O primeiro-ministro cabo-verdiano exortou em maio o país a assumir a meta de “eliminar” totalmente a pobreza extrema e garantiu que Cabo Verde vai pagar “com resultados” o financiamento do Banco Mundial ao Projeto de Capital Humano.

“O valor do programa é significativo e à semelhança do que tem sido a trajetória da gestão dos programas com o Banco Mundial, nós estaremos cientes de que teremos uma boa execução”, afirmou Ulisses Correia e Silva, na Praia, na apresentação do Projeto de Capital Humano financiado pelo Banco Mundial (BM) em 26 milhões de dólares, para apoiar milhares de famílias no acesso a serviços básicos e educação.

“As carteiras do Banco Mundial em Cabo Verde, enquanto parceiro do desenvolvimento, têm tido um bom desempenho e nós iremos devolver o financiamento através de resultados, que tocam as pessoas, que possam melhorar a qualidade de vida das pessoas e que criem futuro, particularmente para os jovens e para as mulheres”, disse o chefe do Governo, na apresentação do projeto, financiado através da Associação Internacional de Desenvolvimento, organismo do grupo BM que fornece empréstimos sem juros e subsídios aos países mais carenciados.

Em concreto, o Projeto de Capital Humano em Cabo Verde, a implementar até 2027, estima apoiar mais de 3.500 pessoas em agregados familiares pobres e vulneráveis, facilitando-lhes o acesso a serviços básicos e condições de vida, mais de 40.000 pessoas em agregados familiares “pobres e vulneráveis, tornando-as mais social e produtivamente incluídos”, através de programas para melhorar o acesso a cuidados infantis, a formação empresarial e ao empreendedorismo.

Vai ainda apoiar quase 40.000 jovens em idade escolar “que deverão beneficiar de um currículo de ensino secundário mais orientado para o mercado de trabalho”, e 4.550 jovens e mulheres “a obterem certificados de cursos de formação profissional relevantes para o mercado de trabalho”.

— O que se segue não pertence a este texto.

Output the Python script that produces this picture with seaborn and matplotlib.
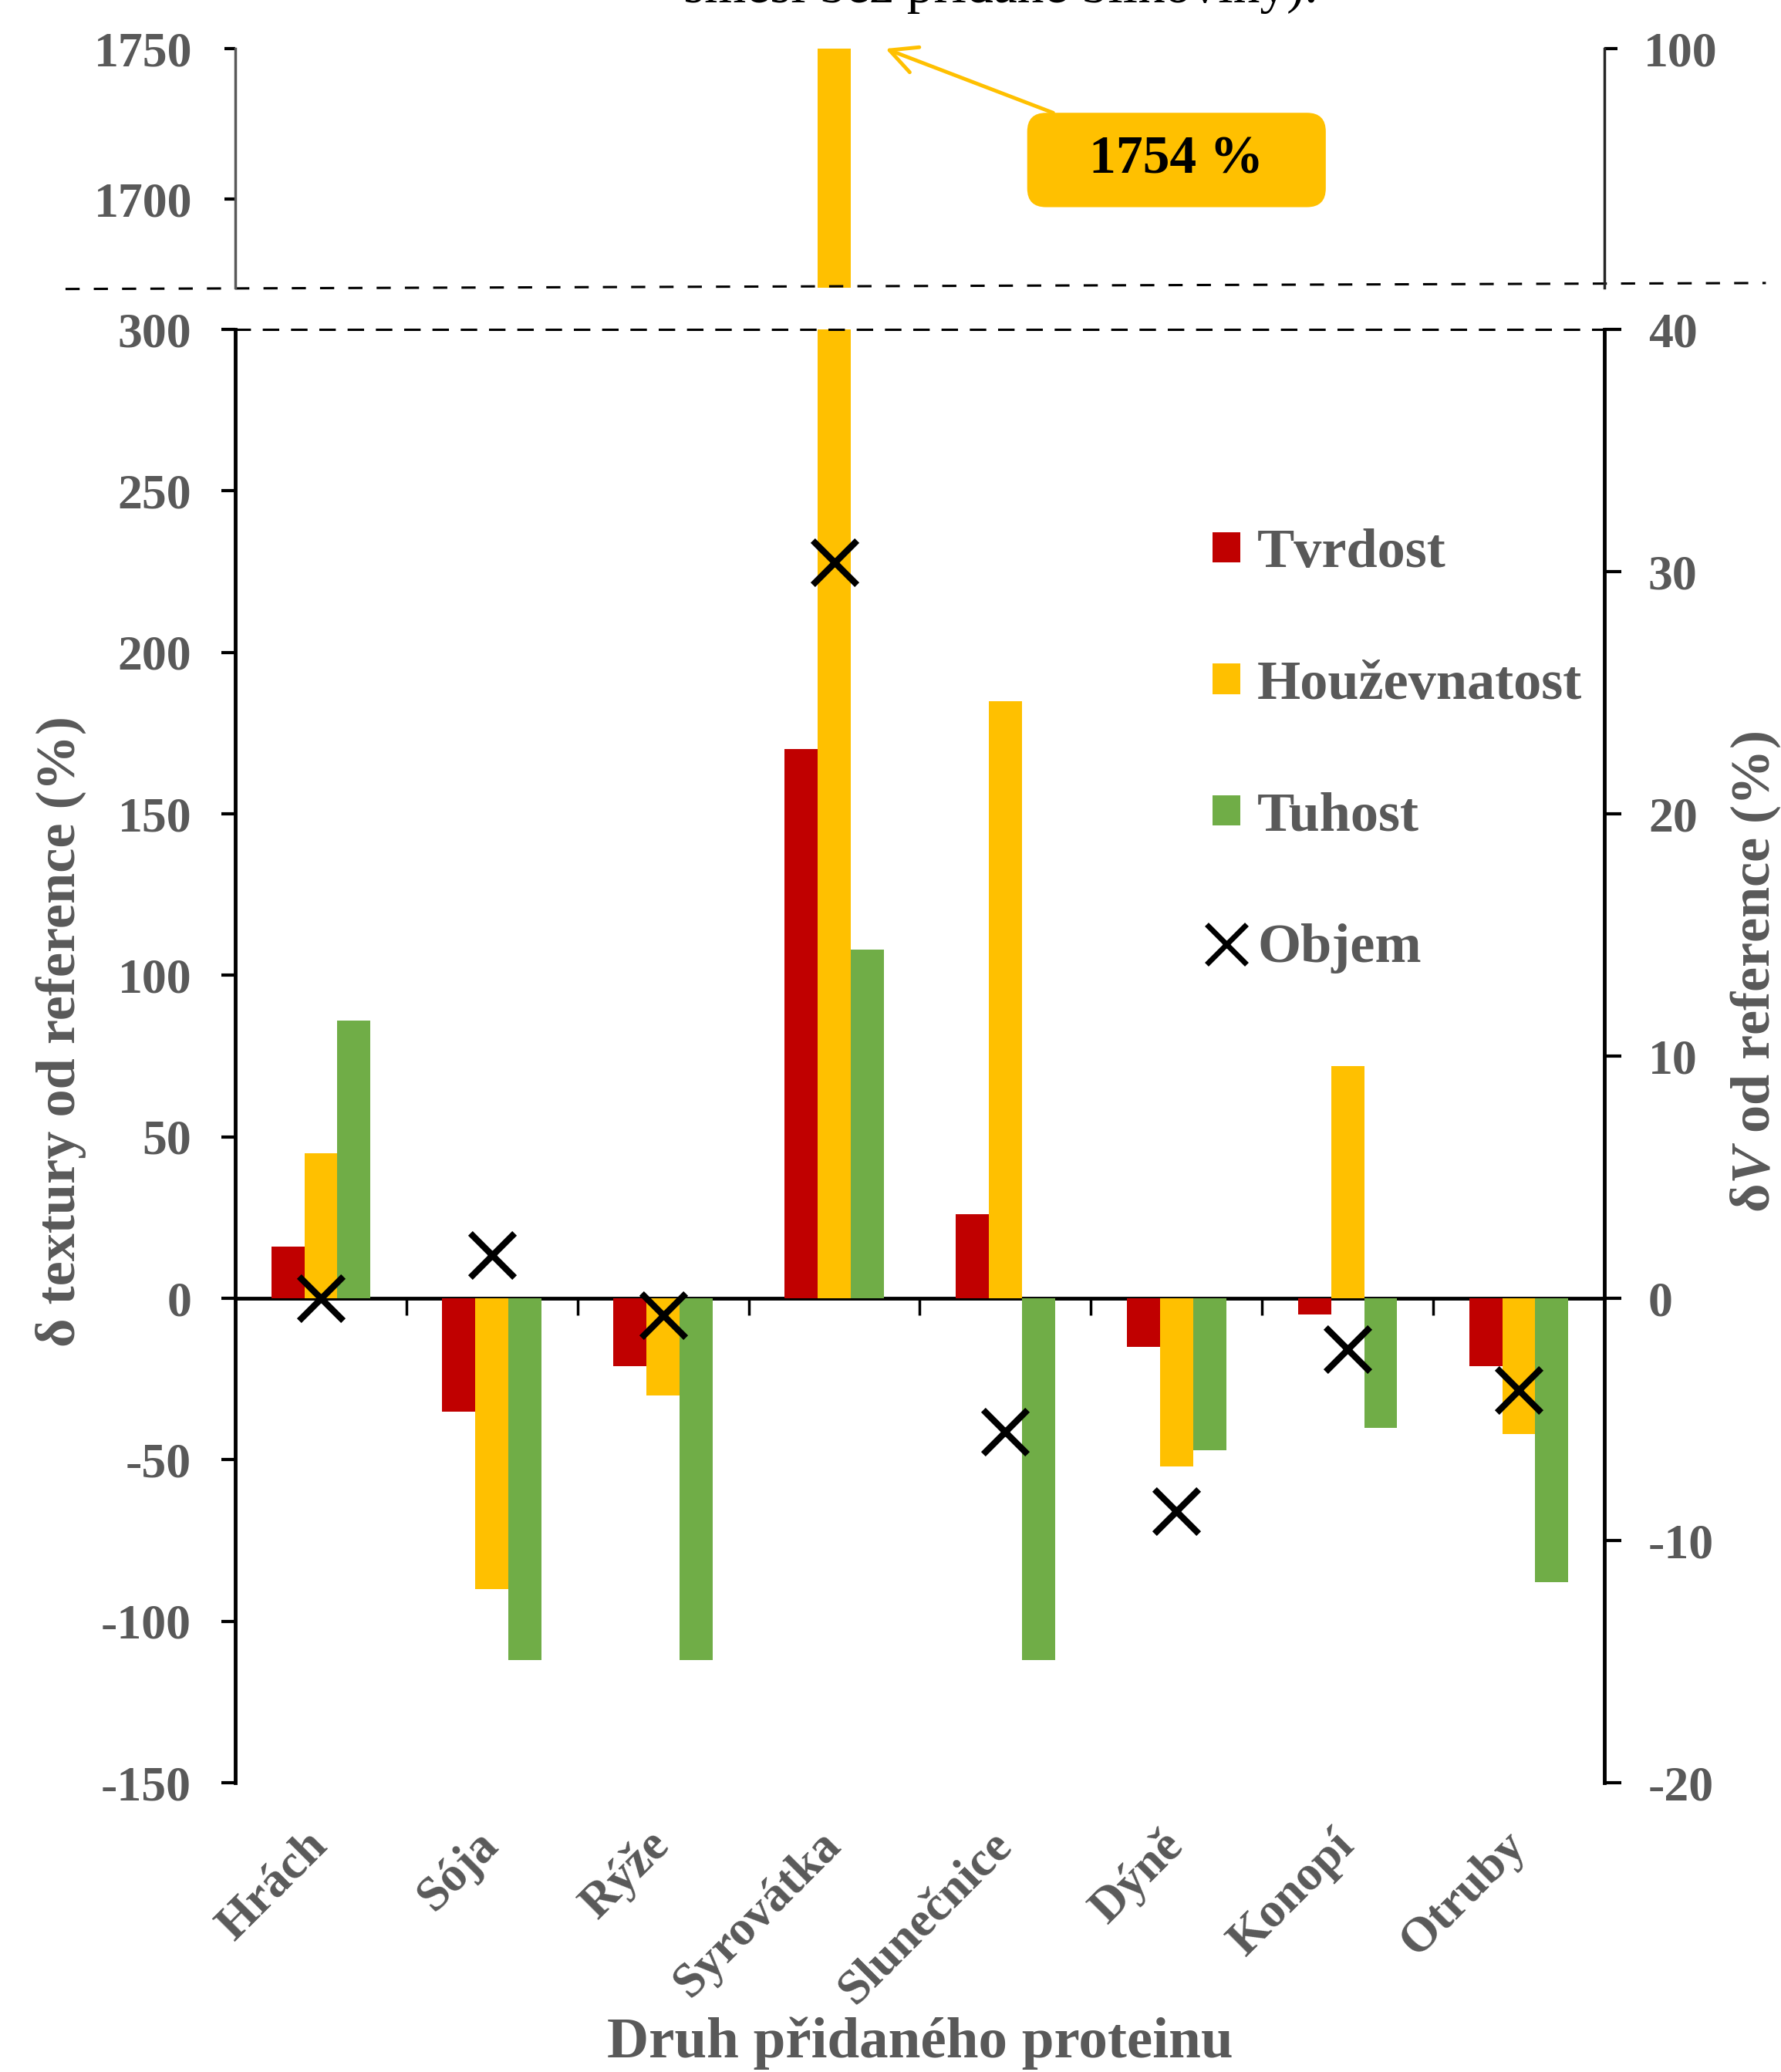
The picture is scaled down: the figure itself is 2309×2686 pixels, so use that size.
import numpy as np
import pandas as pd
import seaborn as sns
import matplotlib
matplotlib.use("Agg")
import matplotlib.pyplot as plt
from matplotlib.lines import Line2D
from matplotlib.patches import Patch, BoxStyle

# data
categories = ["Hrách", "Sója", "Rýže", "Syrovátka", "Slunečnice", "Dýně", "Konopí", "Otruby"]
series_names = ["Tvrdost", "Houževnatost", "Tuhost"]
tvrdost = [16, -35, -21, 170, 26, -15, -5, -21]
houzevnatost = [45, -90, -30, 1754, 185, -52, 72, -42]
tuhost = [86, -112, -112, 108, -112, -47, -40, -88]
objem = [0.0, 1.8, -0.7, 30.4, -5.5, -8.8, -2.1, -3.8]

left_ticks = [-150, -100, -50, 0, 50, 100, 150, 200, 250, 300]
right_ticks = [-20, -10, 0, 10, 20, 30, 40]
top_left_ticks = [1700, 1750]
top_right_ticks = [100]

colors = ["#C00000", "#FFC000", "#70AD47"]
grey = "#595959"

sns.set_style("ticks")
plt.rcParams["font.family"] = ["Liberation Serif", "DejaVu Serif"]
plt.rcParams["font.weight"] = "bold"
plt.rcParams["axes.labelweight"] = "bold"
plt.rcParams["axes.unicode_minus"] = False
plt.rcParams["mathtext.fontset"] = "custom"
plt.rcParams["mathtext.rm"] = "Liberation Serif:bold"
plt.rcParams["mathtext.it"] = "Liberation Serif:italic:bold"
plt.rcParams["mathtext.bf"] = "Liberation Serif:bold"

df = pd.DataFrame({
    "Protein": categories * 3,
    "Parametr": np.repeat(series_names, len(categories)),
    "Hodnota": tvrdost + houzevnatost + tuhost,
})

fig = plt.figure(figsize=(23.09, 26.86), dpi=100)
ax = fig.add_axes([0.1321, 0.1396, 0.7687, 0.7014])
ax_top = fig.add_axes([0.1321, 0.8611, 0.7687, 0.1154])

for a in (ax, ax_top):
    sns.barplot(data=df, x="Protein", y="Hodnota", hue="Parametr", palette=colors,
                width=0.58, saturation=1, linewidth=0, errorbar=None, ax=a, legend=False)
    a.set_xlim(-0.5, len(categories) - 0.5)
    a.set_xlabel("")
    a.set_ylabel("")

# ---- lower (main) axes
ax.set_ylim(left_ticks[0], left_ticks[-1])
ax.set_yticks(left_ticks)
ax.set_xticks(range(len(categories)))
ax.set_xticklabels(categories, rotation=45, ha="right", va="center", rotation_mode="anchor")
ax.tick_params(axis="x", length=0, pad=52, labelsize=46, labelcolor=grey)
ax.tick_params(axis="y", direction="out", length=13, width=3, pad=28, labelsize=46,
               labelcolor=grey, color="black")
ax.spines["bottom"].set_visible(False)
ax.spines["right"].set_visible(False)
ax.spines["left"].set_linewidth(3.5)
ax.spines["left"].set_color("black")
ax.spines["top"].set_linestyle((0, (6, 6)))
ax.spines["top"].set_linewidth(2.2)
ax.spines["top"].set_color("black")
ax.set_ylabel("δ textury od reference (%)", fontsize=52, color=grey, labelpad=14)
ax.yaxis.label.set_y(0.517)
ax.set_xlabel("Druh přidaného proteinu", fontsize=54, color=grey, labelpad=4)

# zero line with category separators
sec = ax.secondary_xaxis(0, transform=ax.transData)
sec.set_xticks(np.arange(len(categories) - 1) + 0.5)
sec.tick_params(axis="x", direction="out", length=16, width=2.5, color="black", labelbottom=False)
sec.spines["bottom"].set_linewidth(3.5)
sec.spines["bottom"].set_color("black")

ax2 = ax.twinx()
sns.scatterplot(x=np.arange(len(categories)), y=objem, marker="x", s=1700, color="black",
                linewidth=6, ax=ax2, zorder=5, legend=False)
ax2.set_xlim(-0.5, len(categories) - 0.5)
ax2.set_ylim(right_ticks[0], right_ticks[-1])
ax2.set_yticks(right_ticks)
ax2.tick_params(axis="y", direction="out", length=16, width=3, pad=25, labelsize=46,
                labelcolor=grey, color="black")
for s in ("top", "bottom", "left"):
    ax2.spines[s].set_visible(False)
ax2.spines["right"].set_linewidth(3.5)
ax2.spines["right"].set_color("black")
ax2.set_ylabel("δ$\\mathit{V}$ od reference (%)", fontsize=52, color=grey, labelpad=14)
ax2.yaxis.label.set_y(0.558)

handles = [Patch(facecolor=c, edgecolor="none") for c in colors]
handles.append(Line2D([], [], marker="x", ls="none", color="black", markersize=38, markeredgewidth=5))
ax2.legend(handles, series_names + ["Objem"], loc="upper left", bbox_to_anchor=(0.714, 0.863),
           frameon=False, prop=dict(family="Liberation Serif", weight="bold", size=52),
           labelcolor=grey, handlelength=0.5, handleheight=0.46, labelspacing=1.46,
           handletextpad=0.3, borderpad=0, borderaxespad=0)

# ---- upper (broken) axes
ax_top.set_ylim(1670.5, top_left_ticks[-1])
ax_top.set_yticks(top_left_ticks)
ax_top.tick_params(axis="x", length=0, labelbottom=False)
ax_top.tick_params(axis="y", direction="out", length=10, width=3, pad=30, labelsize=46,
                   labelcolor=grey, color="black")
for s in ("top", "bottom", "right"):
    ax_top.spines[s].set_visible(False)
ax_top.spines["left"].set_linewidth(2.5)
ax_top.spines["left"].set_color(grey)

ax_top2 = ax_top.twinx()
ax_top2.set_ylim(90, top_right_ticks[-1])
ax_top2.set_yticks(top_right_ticks)
ax_top2.tick_params(axis="y", direction="out", length=12, width=3, pad=25, labelsize=46,
                    labelcolor=grey, color="black")
for s in ("top", "bottom", "left"):
    ax_top2.spines[s].set_visible(False)
ax_top2.spines["right"].set_linewidth(2.5)
ax_top2.spines["right"].set_color("#262626")

# axis break line
ax_top.add_line(Line2D([-0.124, 1.118], [-0.005, 0.02], transform=ax_top.transAxes, clip_on=False,
                       ls=(0, (6, 6)), lw=2.2, color="black"))


def wide_round(x0, y0, width, height, mutation_size):
    ext = 0.74 * mutation_size
    return BoxStyle.Round(pad=0.42, rounding_size=0.35)(x0 - ext, y0, width + 2 * ext, height, mutation_size)


peak_i = int(np.argmax(houzevnatost))
ax_top.annotate(f"{houzevnatost[peak_i]} %", xy=(peak_i + 0.3, top_left_ticks[-1]),
                xytext=(peak_i + 2.0, 1713), ha="center", va="center",
                fontsize=50, fontweight="bold", color="black",
                bbox=dict(boxstyle=wide_round, fc="#FFC000", ec="none"),
                arrowprops=dict(arrowstyle="->,head_length=0.5,head_width=0.25", color="#FFC000",
                                lw=3.5, shrinkA=0, shrinkB=0))

# caption line cut off at the top of the image
fig.text(0.562, 1 - 3 / 2686, "směsí bez přidané bílkoviny).", ha="center", va="baseline",
         fontsize=50, fontweight="normal", color="black")

fig.savefig("out.png", dpi=100)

Ulisses Correia e Silva sublinhou que o projeto tem o sistema educativo como central, enquanto “suporte, alicerce e impulsionador de transformações”, tendo em conta a necessidade de “quebrar o ciclo vicioso da pobreza que se transmite de pais para filhos”, facultando à população mais carenciada, também, acesso à saúde, rendimento, trabalho e habitação condigna.

“Para podermos de facto eliminar a pobreza extrema, não digo reduzir. Nós temos de ter a ambição mesmo de eliminar em Cabo Verde a pobreza extrema, porque mexe com a dignidade das pessoas. E reduzir a pobreza absoluta, na medida em que também é importante para o crescimento económico”, apontou Ulisses Correia e Silva.

O Governo cabo-verdiano admitiu no final de 2021 que o país tem 115 mil pessoas na pobreza extrema — que vive com menos de 1,90 dólares por dia, para uma população total de quase meio milhão – e assumiu o objetivo de a erradicar em cinco anos, tendo lançado para o efeito o programa MAIS – Mobilização pela Aceleração da Inclusão Social, envolvendo organizações não-governamentais e outras entidades da sociedade civil.